Given India’s geographic spread of renewable rich states on the western and southern coasts, inter-regional transmission capacity for transmitting power from energy surplus states to deficit states will be needed, as well as better load balancing capacity.

Financial Markets

Materiality issues don’t remain static

Materiality issues don’t remain static. They are constantly evolving. The concept of double materiality takes this notion one step further: it is not just climate-related impacts on the company that can be material but also impacts of a company on the climate – or any other dimension of sustainability, for that matter (often subsumed under the environmental, social and governance, or ESG, label).

This notion of materiality is already embedded in the EU’s new sustainable finance disclosure regime for financial firms and corporates. In 2021 Siemens updated their materiality assessment focusing on Siemens businesses Smart Infrastructure, Digital Industries as well as Mobility.

How Siemens identified and assessed material and high priority issues:

Outside-in perspective:

Sustainability issues that are associated with opportunities or risks for the course of business, the annual financial statements or the situation of the company (business criticality). The top three material issues that have the greatest impact on Siemens and the generation of long-term value are climate action, sustainable product design and lifecycle management as well as social and environmental standards in the supply chain.

Inside-out perspective:

Sustainability issues on which the company’s business activities, business relationships, and products and services are likely to have either a positive or negative impact (sustainability relevance). The top three material issues where Siemens has the greatest impact on society and environment at large are climate action, social and environmental standards in the supply chain, cyber security and data management, sustainable product design and lifecycle management as well as partner management and collaboration.

Stakeholder perspective:

Sustainability issues that are defined as material by key external stakeholders – such as customers, investors, suppliers, politics and NGOs – and internal stakeholders (stakeholder relevance).

Green Companies

Renewable energy projects are not zero emission

Net Zero cannot be achieved through ‘greening’ the entire energy system at its current output nor by offsetting emissions at their current rate of increase. Absolute emissions must be reduced.

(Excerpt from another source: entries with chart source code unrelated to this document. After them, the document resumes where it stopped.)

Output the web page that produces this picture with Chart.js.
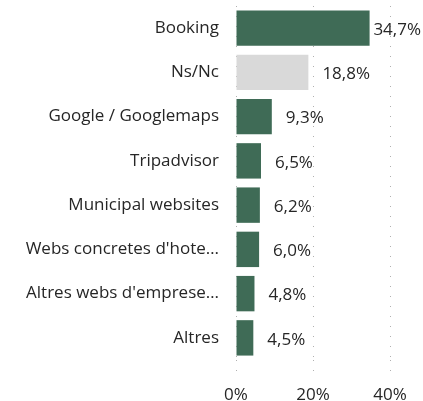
<!DOCTYPE html>
<html>
<head>
<meta charset="utf-8">
<script src="https://cdn.jsdelivr.net/npm/chart.js@4/dist/chart.umd.min.js"></script>
<style>
  html, body { margin: 0; padding: 0; background: #fff; }
  #wrap { width: 423px; height: 401px; }
</style>
</head>
<body>
<div id="wrap"><canvas id="chart" width="423" height="401"></canvas></div>
<script>
// categories and values
const categories = ['Booking', 'Ns/Nc', 'Google / Googlemaps', 'Tripadvisor', 'Municipal websites', "Webs concretes d'hote\u2026", "Altres webs d'emprese\u2026", 'Altres'];
const shares = [34.7, 18.8, 9.3, 6.5, 6.2, 6.0, 4.8, 4.5];
const xTicks = [0, 20, 40];

const GREEN = '#3f6b56';
const GREY = '#d9d9d9';
const FONT = '"Open Sans", Lato, sans-serif';

// value labels drawn after the bars, pushed back inside if they'd run off the right edge
const valueLabels = {
  id: 'valueLabels',
  afterDatasetsDraw(chart) {
    const ctx = chart.ctx;
    const meta = chart.getDatasetMeta(0);
    ctx.save();
    ctx.font = '17px ' + FONT;
    ctx.fillStyle = '#262626';
    ctx.textBaseline = 'middle';
    meta.data.forEach((bar, i) => {
      const txt = shares[i].toFixed(1).replace('.', ',') + '%';
      const w = ctx.measureText(txt).width;
      let x = bar.x + 14;
      if (x + w > chart.width - 2) x = chart.width - 2 - w;
      ctx.fillText(txt, x, bar.y + 2);
    });
    ctx.restore();
  }
};

new Chart(document.getElementById('chart'), {
  type: 'bar',
  data: {
    labels: categories,
    datasets: [{
      data: shares,
      backgroundColor: categories.map(c => c === 'Ns/Nc' ? GREY : GREEN),
      barPercentage: 0.8,
      categoryPercentage: 1
    }]
  },
  options: {
    indexAxis: 'y',
    responsive: false,
    animation: false,
    layout: { padding: { top: 6, right: 33, bottom: 0, left: 0 } },
    plugins: { legend: { display: false }, tooltip: { enabled: false } },
    scales: {
      x: {
        min: 0,
        max: 40,
        afterBuildTicks: s => { s.ticks = xTicks.map(v => ({ value: v })); },
        afterFit: s => { s.height = 41; s.paddingLeft = 0; s.paddingRight = 0; },
        ticks: { color: '#262626', font: { size: 17, family: FONT }, padding: 12, callback: v => v + '%' },
        grid: { color: '#b0b0b0', lineWidth: 1, drawTicks: true, tickLength: 13, tickBorderDash: [1, 9] },
        border: { display: false, dash: [1, 9] }
      },
      y: {
        afterFit: s => { s.width = 236; s.paddingTop = 0; s.paddingBottom = 0; },
        ticks: { color: '#262626', font: { size: 17, family: FONT }, padding: 9 },
        grid: { display: false },
        border: { display: false }
      }
    }
  },
  plugins: [valueLabels]
});
</script>
</body>
</html>
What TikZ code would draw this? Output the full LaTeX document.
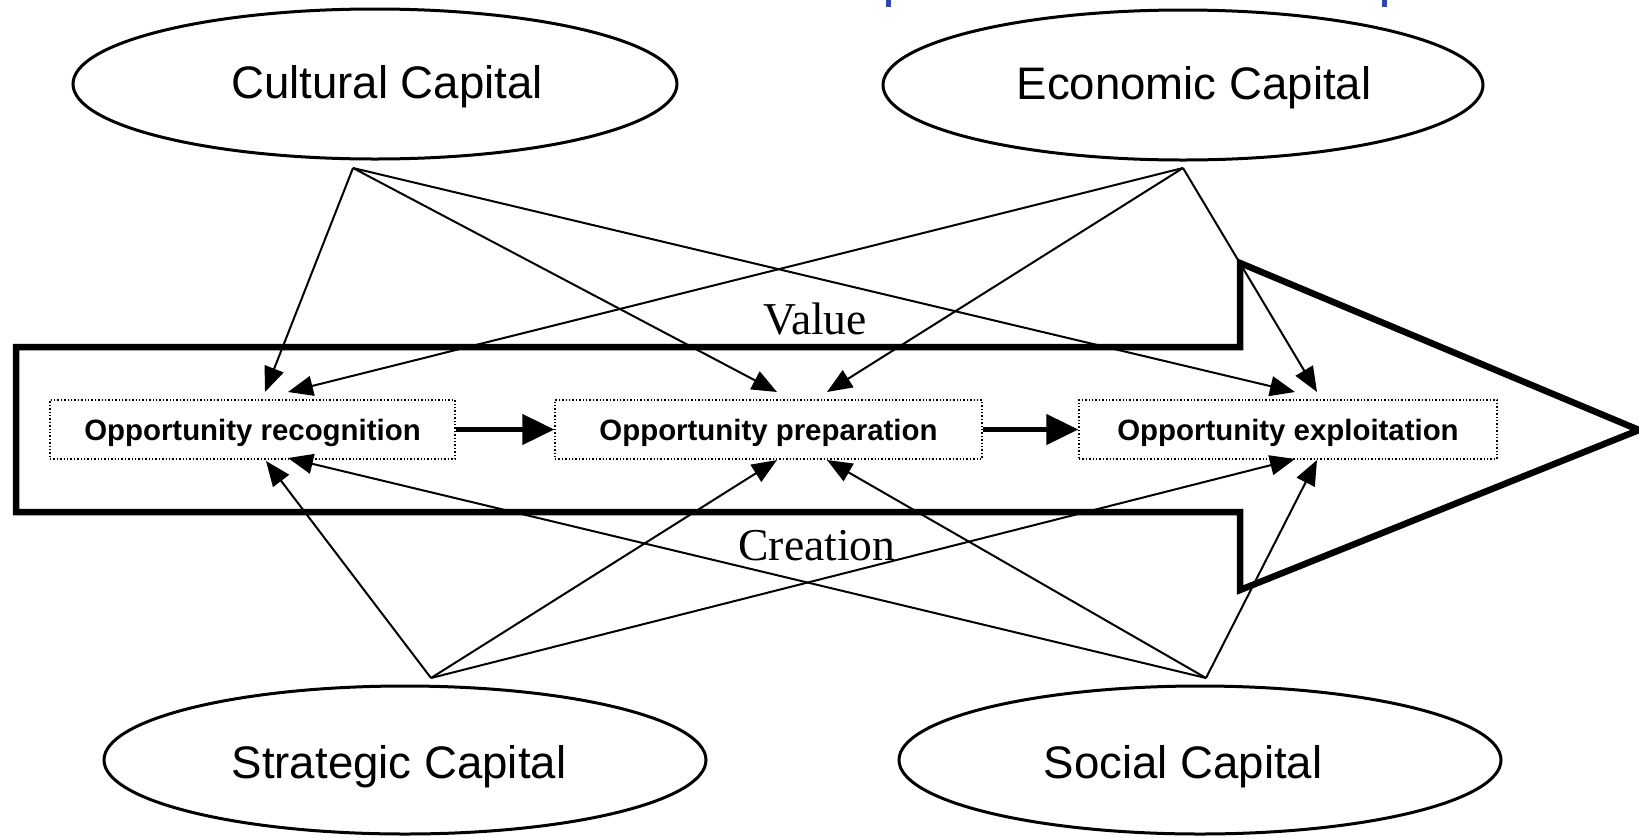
\documentclass[tikz,border=0pt]{standalone}
\usepackage{fontspec}
\setmainfont{Liberation Serif}
\setsansfont{Liberation Sans}
\usetikzlibrary{shapes.geometric,arrows.meta}
\definecolor{markblue}{RGB}{51,68,170}
\begin{document}
\begin{tikzpicture}[x=0.5pt,y=-0.5pt,
  capital/.style={draw,ellipse,line width=1.5pt,inner sep=0pt},
  capname/.style={anchor=base,inner sep=0pt,font=\sffamily\fontsize{22.8}{27}\selectfont},
  stage/.style={draw,densely dotted,line width=0.7pt,inner sep=0pt,minimum height=29.5pt,text depth=0pt,font=\sffamily\bfseries\fontsize{14.7}{17}\selectfont},
  link/.style={line width=1pt,-{Triangle[length=12.5pt,width=10pt]}},
  flow/.style={line width=2.3pt,-{Triangle[length=16pt,width=15pt]}},
  word/.style={font=\rmfamily\fontsize{22.8}{26}\selectfont,inner sep=0pt},
  bigarrow/.style={line width=3.25pt}]
\useasboundingbox (0,0) rectangle (1639,836);
% blue fragments at the top edge
\fill[markblue] (886,0) rectangle (891,7);
\fill[markblue] (1382,0) rectangle (1387,7);
% big arrow
\draw[bigarrow] (16,347) -- (1240,347) -- (1240,263) -- (1639,430) -- (1240,590) -- (1240,512) -- (16,512) -- cycle;
% capitals
\node[capital,minimum width=302pt,minimum height=75pt] (cul) at (375,84) {};
\node[capital,minimum width=300pt,minimum height=75pt] (eco) at (1183,85) {};
\node[capital,minimum width=301pt,minimum height=74pt] (str) at (405,760) {};
\node[capital,minimum width=301pt,minimum height=74pt] (soc) at (1200,760) {};
\node[capname] (culT) at (387,98) {Cultural Capital};
\node[capname] (ecoT) at (1194,99) {Economic Capital};
\node[capname] (strT) at (399,778) {Strategic Capital};
\node[capname] (socT) at (1183,778) {Social Capital};
% connector origins
\coordinate (culA) at (353,168);
\coordinate (ecoA) at (1183,168);
\coordinate (strA) at (431,678);
\coordinate (socA) at (1206,678);
% stages
\node[stage,minimum width=202.5pt] (rec) at (252.5,429.5) {Opportunity recognition};
\node[stage,minimum width=213.5pt] (prep) at (768.5,429.5) {Opportunity preparation};
\node[stage,minimum width=209pt] (expl) at (1288,429.5) {Opportunity exploitation};
% tips
\coordinate (recT1) at (265,392);
\coordinate (recT2) at (288,392);
\coordinate (recB1) at (266,461);
\coordinate (recB2) at (288,458);
\coordinate (prepT1) at (777,392);
\coordinate (prepT2) at (827,392);
\coordinate (prepB1) at (777,460);
\coordinate (prepB2) at (827,460);
\coordinate (explT1) at (1295,392);
\coordinate (explT2) at (1317,392);
\coordinate (explB1) at (1295,459);
\coordinate (explB2) at (1317,460);
% links
\draw[link] (culA) -- (recT1);
\draw[link] (culA) -- (prepT1);
\draw[link] (culA) -- (explT1);
\draw[link] (ecoA) -- (recT2);
\draw[link] (ecoA) -- (prepT2);
\draw[link] (ecoA) -- (explT2);
\draw[link] (strA) -- (recB1);
\draw[link] (strA) -- (prepB1);
\draw[link] (strA) -- (explB1);
\draw[link] (socA) -- (recB2);
\draw[link] (socA) -- (prepB2);
\draw[link] (socA) -- (explB2);
% flow
\draw[flow] (rec) -- (prep);
\draw[flow] (prep) -- (expl);
% words
\node[word] (val) at (815,319) {Value};
\node[word] (cre) at (817,546) {Creation};
\end{tikzpicture}
\end{document}
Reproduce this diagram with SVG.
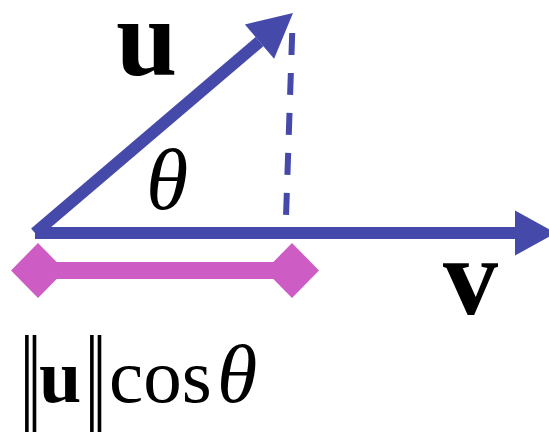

We need to do three things to bring about transformative changes; think in terms of systems, highlight expertise and build trust.

Thinking in systems was largely the responsibility of government or public policy experts. Though now with the entire world in a flux, decision making in business around the simplest of things has become a complex task. Systems thinking helps break things down and at the same time helps look at the many interconnected parts.

At the same time, people are also looking for magical solutions and quick fixes that will solve everything. But, magical solutions mostly only exist on fairy tales. To get better we go to doctors. To fix a car we go to a car mechanic. For help with on a tricky piece of code we go to someone who knows the software. Belief in expertise and trusted advice helps in solving problems, making changes and finding solutions.

Why is this important? Because for anyone to be truly sustainable—a multifaceted, multidimensional, scientific approach is needed and most importantly, we need to trust the experts and the scientists to solve problems.